From the first line of the listing below to the line with "(wm6) at (1375,545)", print each line exactly, and nothing more. Leave out the pictures.
— START OF Data shown —
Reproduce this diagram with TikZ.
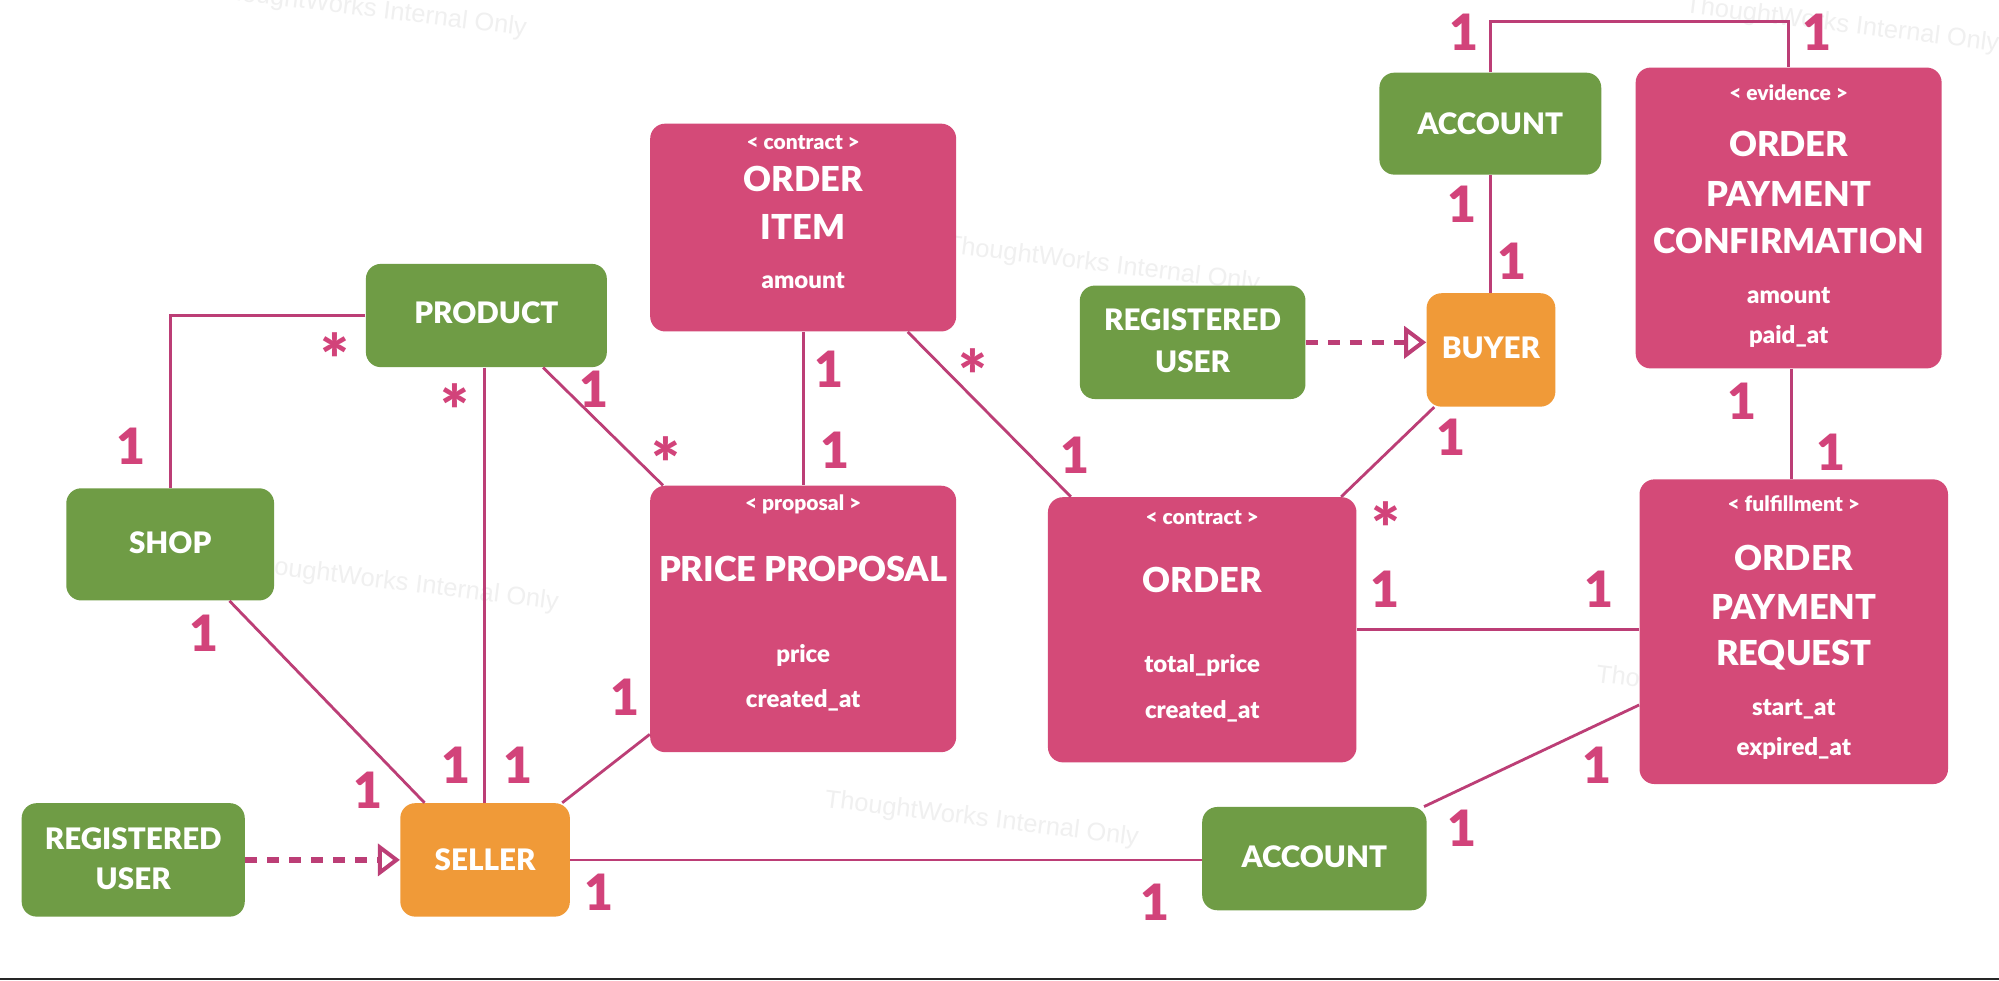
\documentclass[tikz,border=0pt]{standalone}
\usepackage{fontspec}
\IfFontExistsTF{Lato Black}
  {\setmainfont{Lato}[BoldFont={Lato Black}]}
  {\setmainfont{Lato}[BoldFeatures={FakeBold=1.2}]}
\newfontfamily\wmfont{Liberation Sans}
\usetikzlibrary{arrows.meta,calc}
\definecolor{boxpink}{HTML}{D44A78}
\definecolor{boxgreen}{HTML}{6F9C45}
\definecolor{boxorange}{HTML}{F09A38}
\definecolor{linepink}{HTML}{BC3E76}
\definecolor{labpink}{HTML}{D2437A}
\begin{document}
\begin{tikzpicture}[x=0.6375pt, y=-0.6375pt,
  wh/.style 2 args={minimum width=#1*0.6375pt, minimum height=#2*0.6375pt},
  boxbase/.style={rounded corners=7.5pt, inner sep=0pt, draw=none},
  pinkbox/.style={boxbase, fill=boxpink},
  greenbox/.style={boxbase, fill=boxgreen},
  orangebox/.style={boxbase, fill=boxorange},
  stereo/.style={text=white, font=\fontsize{10.5}{12}\selectfont\bfseries, inner sep=0pt},
  title/.style={text=white, font=\fontsize{17.2}{20}\selectfont\bfseries, inner sep=0pt},
  gtitle/.style={text=white, font=\fontsize{14.8}{17}\selectfont\bfseries, inner sep=0pt},
  attr/.style={text=white, font=\fontsize{12}{14}\selectfont\bfseries, inner sep=0pt},
  conn/.style={draw=linepink, line width=1.4pt},
  realize/.style={draw=linepink, line width=2.6pt, dash pattern=on 6pt off 5pt,
    -{Triangle[open, length=11pt, width=16pt, line width=2pt]}},
  mult/.style={text=labpink, font=\fontsize{25}{25}\selectfont\bfseries, inner sep=0pt},
  many/.style={text=labpink, font=\fontsize{34}{34}\selectfont\bfseries, inner sep=0pt, yshift=-7pt},
  wm/.style={text=black!6, font=\wmfont\fontsize{12.7}{14}\selectfont, rotate=-7, inner sep=0pt}
]
\useasboundingbox (0,0) rectangle (1568,769);
\fill[white] (0,0) rectangle (1568,769);

% watermarks
\node[wm] (wm1) at (290,8) {ThoughtWorks Internal Only};
\node[wm] (wm2) at (865,208) {ThoughtWorks Internal Only};
\node[wm] (wm3) at (315,458) {ThoughtWorks Internal Only};
\node[wm] (wm4) at (770,643) {ThoughtWorks Internal Only};
\node[wm] (wm5) at (1445,20) {ThoughtWorks Internal Only};
\node[wm] (wm6) at (1375,545) {ThoughtWorks Internal Only};

% boxes
\node[greenbox, wh={189}{81}] (product) at (381.5,247.5) {};
\node[greenbox, wh={163}{88}] (shop) at (133.5,427) {};
\node[greenbox, wh={175}{89}] (ru1) at (104.5,674.5) {};
\node[orangebox, wh={133}{89}] (seller) at (380.5,674.5) {};
\node[pinkbox, wh={240}{163}] (orderitem) at (630,178.5) {};
\node[pinkbox, wh={240}{209}] (priceproposal) at (630,485.5) {};
\node[pinkbox, wh={242}{208}] (order) at (943,494) {};
\node[greenbox, wh={176}{81}] (account2) at (1031,673.5) {};
\node[greenbox, wh={177}{89}] (ru2) at (935.5,268.5) {};
\node[orangebox, wh={101}{89}] (buyer) at (1169.5,274.5) {};
\node[greenbox, wh={174}{80}] (account1) at (1169,97) {};
\node[pinkbox, wh={240}{236}] (opc) at (1403,171) {};
\node[pinkbox, wh={242}{239}] (opr) at (1407,495.5) {};

% box texts
\node[gtitle] (productT) at (381.5,245) {PRODUCT};
\node[gtitle] (shopT) at (133.5,426) {SHOP};
\node[gtitle] (ru1T1) at (104.5,658) {REGISTERED};
\node[gtitle] (ru1T2) at (104.5,689) {USER};
\node[gtitle] (sellerT) at (380.5,674) {SELLER};
\node[gtitle] (account2T) at (1031,672) {ACCOUNT};
\node[gtitle] (ru2T1) at (935.5,251) {REGISTERED};
\node[gtitle] (ru2T2) at (935.5,284) {USER};
\node[gtitle] (buyerT) at (1169.5,273) {BUYER};
\node[gtitle] (account1T) at (1169,97) {ACCOUNT};

\node[stereo] (oiS) at (630,112) {< contract >};
\node[title] (oiT1) at (630,140) {ORDER};
\node[title] (oiT2) at (630,178) {ITEM};
\node[attr] (oiA1) at (630,220) {amount};

\node[stereo] (ppS) at (630,396) {< proposal >};
\node[title] (ppT) at (630,446) {PRICE PROPOSAL};
\node[attr] (ppA1) at (630,514) {price};
\node[attr] (ppA2) at (630,549) {created\_at};

\node[stereo] (orS) at (943,406) {< contract >};
\node[title] (orT) at (943,455) {ORDER};
\node[attr] (orA1) at (943,522) {total\_price};
\node[attr] (orA2) at (943,558) {created\_at};

\node[stereo] (opcS) at (1403,73) {< evidence >};
\node[title] (opcT1) at (1403,113) {ORDER};
\node[title] (opcT2) at (1403,152) {PAYMENT};
\node[title] (opcT3) at (1403,189) {CONFIRMATION};
\node[attr] (opcA1) at (1403,232) {amount};
\node[attr] (opcA2) at (1403,264) {paid\_at};

\node[stereo] (oprS) at (1407,395) {< fulfillment >};
\node[title] (oprT1) at (1407,438) {ORDER};
\node[title] (oprT2) at (1407,476) {PAYMENT};
\node[title] (oprT3) at (1407,514) {REQUEST};
\node[attr] (oprA1) at (1407,556) {start\_at};
\node[attr] (oprA2) at (1407,587) {expired\_at};

% connectors
\draw[conn] (product.west) -| (shop.north);
\draw[conn] (380,0 |- product.south) -- (380,0 |- seller.north);
\draw[conn] (426,0 |- product.south) -- (520,0 |- priceproposal.north);
\draw[conn] (180,0 |- shop.south) -- (333,0 |- seller.north);
\draw[conn] (441,0 |- seller.north) -- (priceproposal.west |- 0,576);
\draw[realize] (ru1.east) -- (seller.west);
\draw[conn] (seller.east) -- (seller.east -| account2.west);
\draw[conn] (orderitem.south) -- (priceproposal.north);
\draw[conn] (712,0 |- orderitem.south) -- (840,0 |- order.north);
\draw[conn] (1052,0 |- order.north) -- (1125,0 |- buyer.south);
\draw[conn] (order.east) -- (order.east -| opr.west);
\draw[realize] (ru2.east) -- (ru2.east -| buyer.west);
\draw[conn] (account1.south) -- (account1.south |- buyer.north);
\draw[conn] (account1.north) -- ++(0,-40) -| (opc.north);
\draw[conn] (1405,0 |- opc.south) -- (1405,0 |- opr.north);
\draw[conn] (1117,0 |- account2.north) -- (opr.west |- 0,553);

% multiplicities
\node[mult] (m1) at (103,350) {1};
\node[many] (m2) at (263,270) {*};
\node[many] (m3) at (357,310) {*};
\node[mult] (m4) at (466,305) {1};
\node[many] (m5) at (522,352) {*};
\node[mult] (m6) at (160,497) {1};
\node[mult] (m7) at (289,620) {1};
\node[mult] (m8) at (358,600) {1};
\node[mult] (m9) at (406,600) {1};
\node[mult] (m10) at (490,547) {1};
\node[mult] (m11) at (470,700) {1};
\node[mult] (m12) at (906,708) {1};
\node[mult] (m13) at (650,290) {1};
\node[mult] (m14) at (655,353) {1};
\node[many] (m15) at (763,283) {*};
\node[mult] (m16) at (843,357) {1};
\node[many] (m17) at (1087,403) {*};
\node[mult] (m18) at (1138,343) {1};
\node[mult] (m19) at (1086,462) {1};
\node[mult] (m20) at (1254,462) {1};
\node[mult] (m21) at (1147,160) {1};
\node[mult] (m22) at (1186,205) {1};
\node[mult] (m23) at (1148,25) {1};
\node[mult] (m24) at (1425,25) {1};
\node[mult] (m25) at (1366,315) {1};
\node[mult] (m26) at (1436,355) {1};
\node[mult] (m27) at (1147,650) {1};
\node[mult] (m28) at (1253,600) {1};

% bottom rule
\draw[black!85, line width=1.3pt] (0,768) -- (1568,768);
\end{tikzpicture}
\end{document}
— END OF Data shown —
Finished exercise:
Reproduce this diagram with TikZ.
\documentclass[tikz,border=0pt]{standalone}
\usepackage{fontspec}
\IfFontExistsTF{Lato Black}
  {\setmainfont{Lato}[BoldFont={Lato Black}]}
  {\setmainfont{Lato}[BoldFeatures={FakeBold=1.2}]}
\newfontfamily\wmfont{Liberation Sans}
\usetikzlibrary{arrows.meta,calc}
\definecolor{boxpink}{HTML}{D44A78}
\definecolor{boxgreen}{HTML}{6F9C45}
\definecolor{boxorange}{HTML}{F09A38}
\definecolor{linepink}{HTML}{BC3E76}
\definecolor{labpink}{HTML}{D2437A}
\begin{document}
\begin{tikzpicture}[x=0.6375pt, y=-0.6375pt,
  wh/.style 2 args={minimum width=#1*0.6375pt, minimum height=#2*0.6375pt},
  boxbase/.style={rounded corners=7.5pt, inner sep=0pt, draw=none},
  pinkbox/.style={boxbase, fill=boxpink},
  greenbox/.style={boxbase, fill=boxgreen},
  orangebox/.style={boxbase, fill=boxorange},
  stereo/.style={text=white, font=\fontsize{10.5}{12}\selectfont\bfseries, inner sep=0pt},
  title/.style={text=white, font=\fontsize{17.2}{20}\selectfont\bfseries, inner sep=0pt},
  gtitle/.style={text=white, font=\fontsize{14.8}{17}\selectfont\bfseries, inner sep=0pt},
  attr/.style={text=white, font=\fontsize{12}{14}\selectfont\bfseries, inner sep=0pt},
  conn/.style={draw=linepink, line width=1.4pt},
  realize/.style={draw=linepink, line width=2.6pt, dash pattern=on 6pt off 5pt,
    -{Triangle[open, length=11pt, width=16pt, line width=2pt]}},
  mult/.style={text=labpink, font=\fontsize{25}{25}\selectfont\bfseries, inner sep=0pt},
  many/.style={text=labpink, font=\fontsize{34}{34}\selectfont\bfseries, inner sep=0pt, yshift=-7pt},
  wm/.style={text=black!6, font=\wmfont\fontsize{12.7}{14}\selectfont, rotate=-7, inner sep=0pt}
]
\useasboundingbox (0,0) rectangle (1568,769);
\fill[white] (0,0) rectangle (1568,769);

% watermarks
\node[wm] (wm1) at (290,8) {ThoughtWorks Internal Only};
\node[wm] (wm2) at (865,208) {ThoughtWorks Internal Only};
\node[wm] (wm3) at (315,458) {ThoughtWorks Internal Only};
\node[wm] (wm4) at (770,643) {ThoughtWorks Internal Only};
\node[wm] (wm5) at (1445,20) {ThoughtWorks Internal Only};
\node[wm] (wm6) at (1375,545) {ThoughtWorks Internal Only};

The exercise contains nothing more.